Please forgive the lack of productivity on here for the past few months. As always, I do have a fairly good excuse.
Most of those of you who read this, do so because you have an interest in us, our dogs, sled dogs generally, or life in Alaska and will probably be aware of the events here in Willow last June. If for some reason, you don’t know, then in a nutshell, there was a bit of a fire.
Actually, it was quite a big fire, and ended up consuming around 7,500 acres, 55 homes and quite a few other structures. I’m not going to go into a lot of detail, but we were in the path of the fire and had to evacuate all our dogs with practically no advance warning. Things were slightly more complicated because my wife was back in the UK, so I was dealing with our 51 dogs on my own. Our friends, Mille and Joar, who also stay here were similarly a person down – Joar was in Norway, so it was just Mille for all their dogs. Thanks to wonderful friends appearing at the crucial moment, we duly managed to get everyone out and ended up camping at Underdog Feeds for a week. Late that Sunday night, I got a phone call from my friend Leo, who was working on the fire crew, to say that he had been by our place and that it was gone. Just like that, we were homeless. As were many others.
It was a week before we were allowed back home. Fortunately, the dogyard had survived relatively unscathed and most of the working dogs could go back to their usual spots and routines. For us humans and the house dogs, it was a bit more of a “make do and mend” situation. As described in an earlier post, one of our old girls was unable to cope with all the stress involved. For the rest of us, we resolved to make the best of the situation and resolutely cheered ourselves on with cries of “it could have been so much worse”.

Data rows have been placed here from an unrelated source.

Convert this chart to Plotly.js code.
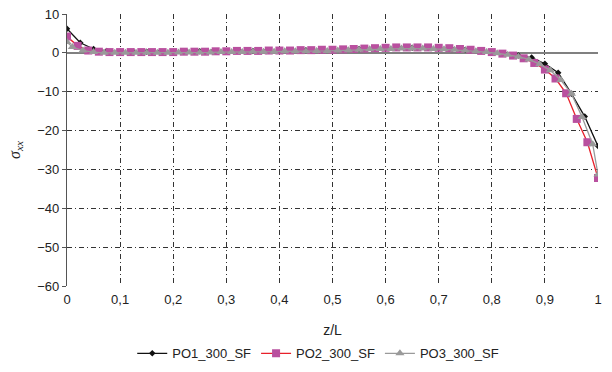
<!DOCTYPE html>
<html>
<head>
<meta charset="utf-8">
<script src="https://cdn.plot.ly/plotly-3.0.1.min.js"></script>
<style>html,body{margin:0;padding:0;background:#fff}#chart{width:612px;height:372px}</style>
</head>
<body>
<div id="chart"></div>
<script>
const po1X = [0,0.025,0.05,0.075,0.1,0.125,0.15,0.175,0.2,0.225,0.25,0.275,0.3,0.325,0.35,0.375,0.4,0.425,0.45,0.475,0.5,0.525,0.55,0.575,0.6,0.625,0.65,0.675,0.7,0.725,0.75,0.775,0.8,0.825,0.85,0.875,0.9,0.925,0.95,0.975,1];
const po1Y = [6.2,2.6,1.0,0.5,0.3,0.3,0.3,0.3,0.3,0.3,0.4,0.4,0.4,0.5,0.5,0.5,0.6,0.6,0.7,0.7,0.8,0.9,1.0,1.1,1.2,1.3,1.3,1.3,1.2,1.0,0.8,0.5,0.1,-0.3,-0.7,-1.2,-2.8,-5.1,-10.5,-16.4,-24.0];

const po2X = [0,0.02,0.04,0.06,0.08,0.1,0.12,0.14,0.16,0.18,0.2,0.22,0.24,0.26,0.28,0.3,0.32,0.34,0.36,0.38,0.4,0.42,0.44,0.46,0.48,0.5,0.52,0.54,0.56,0.58,0.6,0.62,0.64,0.66,0.68,0.7,0.72,0.74,0.76,0.78,0.8,0.82,0.84,0.86,0.88,0.9,0.92,0.94,0.96,0.98,1];
const po2Y = [4.2,1.8,0.6,0.3,0.2,0.2,0.2,0.2,0.2,0.2,0.2,0.3,0.3,0.3,0.4,0.4,0.5,0.5,0.5,0.6,0.6,0.6,0.7,0.7,0.8,0.8,0.9,1.0,1.1,1.2,1.3,1.4,1.4,1.4,1.4,1.3,1.2,1.0,0.8,0.5,0.2,-0.2,-0.7,-1.4,-2.6,-4.3,-6.6,-10.4,-17.0,-23.0,-32.2];

const po3X = [0,0.01,0.03,0.05,0.07,0.09,0.11,0.13,0.15,0.17,0.19,0.21,0.23,0.25,0.27,0.29,0.31,0.33,0.35,0.37,0.39,0.41,0.43,0.45,0.47,0.49,0.51,0.53,0.55,0.57,0.59,0.61,0.63,0.65,0.67,0.69,0.71,0.73,0.75,0.77,0.79,0.81,0.83,0.85,0.87,0.89,0.91,0.93,0.95,0.97,0.99,1];
const po3Y = [2.8,1.5,0.6,0.2,0.0,0.0,0.0,0.0,0.0,0.0,0.0,0.1,0.1,0.1,0.1,0.2,0.2,0.2,0.3,0.3,0.3,0.4,0.4,0.4,0.5,0.5,0.6,0.7,0.8,0.9,1.0,1.0,1.1,1.1,1.1,1.0,0.9,0.8,0.6,0.4,0.2,-0.1,-0.5,-1.0,-1.7,-2.9,-4.5,-7.0,-10.5,-16.5,-23.5,-31.3];

const seriesNames = ['PO1_300_SF','PO2_300_SF','PO3_300_SF'];
const xTickVals = [0,0.1,0.2,0.3,0.4,0.5,0.6,0.7,0.8,0.9,1];
const xTickText = ['0','0,1','0,2','0,3','0,4','0,5','0,6','0,7','0,8','0,9','1'];
const yTickVals = [10,0,-10,-20,-30,-40,-50,-60];

const traces = [
  {x: po1X, y: po1Y, name: seriesNames[0], type: 'scatter', mode: 'lines+markers',
   line: {color: '#111111', width: 1.3},
   marker: {symbol: 'diamond', size: 5, color: '#111111'}},
  {x: po2X, y: po2Y, name: seriesNames[1], type: 'scatter', mode: 'lines+markers',
   line: {color: '#e8202a', width: 1.3},
   marker: {symbol: 'square', size: 8, color: '#b9509f'}},
  {x: po3X, y: po3Y, name: seriesNames[2], type: 'scatter', mode: 'lines+markers',
   line: {color: '#9a9a9a', width: 1.3},
   marker: {symbol: 'triangle-up', size: 8, color: '#9a9a9a'}}
];

const layout = {
  width: 612, height: 372,
  margin: {l: 67, r: 14, t: 14, b: 86, autoexpand: false},
  paper_bgcolor: '#ffffff', plot_bgcolor: '#ffffff',
  font: {family: 'Liberation Sans, Arial, sans-serif', size: 13, color: '#222222'},
  showlegend: true,
  legend: {orientation: 'h', x: 0.52, xref: 'container', xanchor: 'center',
           y: 0.05, yref: 'container', yanchor: 'middle',
           font: {size: 13, color: '#222222'}, itemwidth: 30, tracegroupgap: 0},
  xaxis: {
    range: [0, 1], tickvals: xTickVals, ticktext: xTickText,
    showgrid: true, gridcolor: '#333333', griddash: '5px,3px,1px,3px', gridwidth: 1,
    zeroline: false, showline: false, ticks: '', ticklen: 0, ticklabelstandoff: 4,
    title: {text: 'z/L', font: {size: 14, color: '#222222'}, standoff: 20},
    tickfont: {size: 13, color: '#222222'}, fixedrange: true
  },
  yaxis: {
    range: [-60, 10], tickvals: yTickVals,
    showgrid: true, gridcolor: '#333333', griddash: '5px,3px,1px,3px', gridwidth: 1,
    zeroline: true, zerolinecolor: '#808080', zerolinewidth: 1.5,
    showline: true, linecolor: '#555555', linewidth: 1.2,
    ticks: 'outside', ticklen: 4, tickcolor: '#555555',
    title: {text: '<i>σ</i><sub><i>xx</i></sub>', font: {family: 'Liberation Serif, Times New Roman, serif', size: 16, color: '#222222'}, standoff: 12},
    tickfont: {size: 13, color: '#222222'}, fixedrange: true
  }
};

Plotly.newPlot('chart', traces, layout, {displayModeBar: false, staticPlot: true});
</script>
</body>
</html>
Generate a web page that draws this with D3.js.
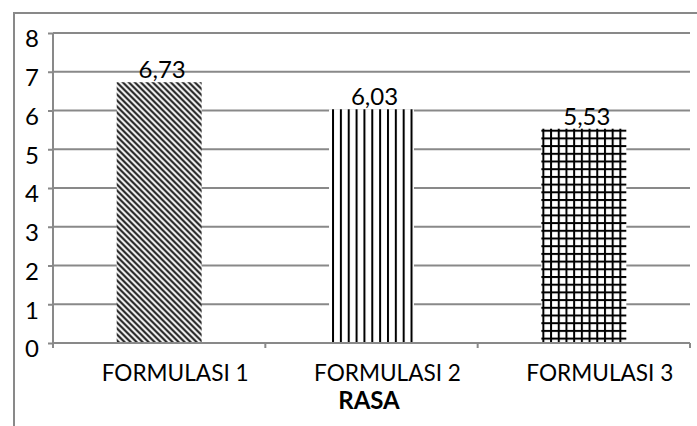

Friends, strangers and organisations rallied around with offers of help, physical, financial, emotional and most importantly, food ! Which is how this post got it’s title. I feel awkward with attention and was quite uncomfortable with the whole thing – friends know this and gave me good advice. Just smile and say thank you. And you know what, that really helped.
9 months on, we are well on the way to rebuilding our home. I now own more than one pair of pants – having driven away from the house that day in June with just the clothes on my back. We’ve survived an Alaskan winter in our temporary home and while the dogs haven’t run very much at all, they have had plenty of free running and hugging time.
And that, dear readers is why I haven’t posted this winter.